Spoon rack on red door, Pátzcuaro, Michoacán.
So strong was Michoacán's power over me that I felt compelled to spend an extended amount of time with her, so I moved there in 2008 and spent eight months visiting artisans in their homes and workshops. I was quickly charmed by the way they welcomed me into their lives. I was a stranger who came knocking on their doors, and they quickly extended their friendship to me. They allowed me to observe them practicing their crafts and take as many pictures as I wanted. They patiently answered my endless questions. I was intrigued to discover that even their crafts were continuously evolving into innovative forms, revealing still another experience of metamorphosis. With every Michoacán experience, my artistic life constantly split and then coalesced into an ever-evolving consciousness. It was a revolving kaleidoscopic experience of dissonance and resolution, crescendo and diminuendo, soaring to enormous heights and then crashing miserably so that I would have to hibernate for a while until my previous perspective acquiesced to the new insights I had achieved.
Several types of hand-made, hand-painted clay tableware, Capula, Michoacán.

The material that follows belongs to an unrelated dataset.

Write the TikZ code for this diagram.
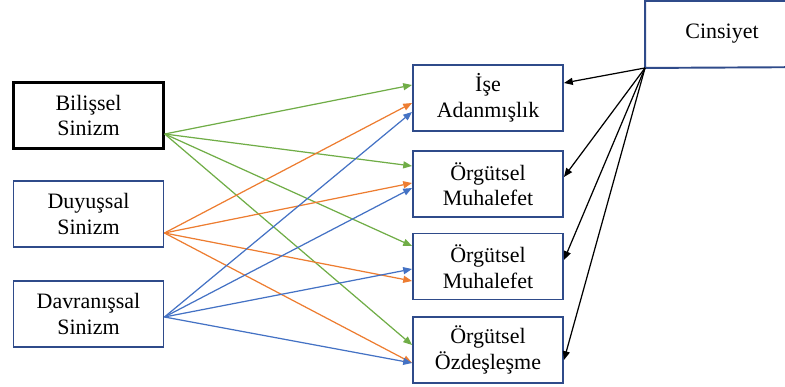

However, as my poetic voice matured, so did my perspective about culture. Initially, my experiences with the artisans were conduits through which I could communicate my ever-changing poetic voice. The artisans, though, offered me genuine friendship and even a chance to participate in their daily lives. I sat with them around their hearth fires; they shared their meals with me. I took them to a cornfield so they could pick loads of corn; then I helped shuck that corn to make uchepos. I watched with delight as their children laughed and played together, sneaking up behind me with their toy pistols--BOOM! BOOM! BOOM!--before giggling and running away. I participated in one of their festivals, and soon 'my' project became less about me and more about giving them a voice to the rest of the world, sharing the story behind the crafts for which they are so famous.
Counting threads while weaving a fine rebozo (shawl) from Aranza, Michoacán.
As I observed the pace of their daily lives and the way they related to one another, I began to wonder if the crafts, the festivals, and dances are really what define a culture. Are those the things that really define culture, or are they merely details? I'm not so sure. Perhaps the real cultural experience is the way a group of people relates to one another and interacts with each other. It's a question I still ask myself.
Seventeenth century Michoacán Cristo (Christ) made of pasta de caña.
The crafts and artisans and the metamorphic life of Michoacán still have a hold on me. But I think that Michoacán has taught me a much greater lesson: the value of life and the way people experience that life, and the warmth and friendship people extend toward one another--and even to strangers who come knocking on their doors. This was truly the greatest of my metamorphic experiences in Michoacán.
Hand cross-stitched guayanga (blouse), Pichátaro, Michoacán.
Juego de Huarukua (ancient Purépecha fireball game), Tzintzuntzan, Michoacán. Photo courtesy Jesús Alejandre G., Uruapan.
On June 27, 2013, Travis Whitehead will present Artisans of Michoacán: By Their Hands at Pátzcuaro's Museo Regional de Artes Populares, in conjunction with an important exhibit of new photographs of Michoacán by Uruapan native Jesús Alejandre. The opening of photographer Alejandre's exhibition and the presentation of Whitehead's book will be June 27, 2013 at 5:00PM.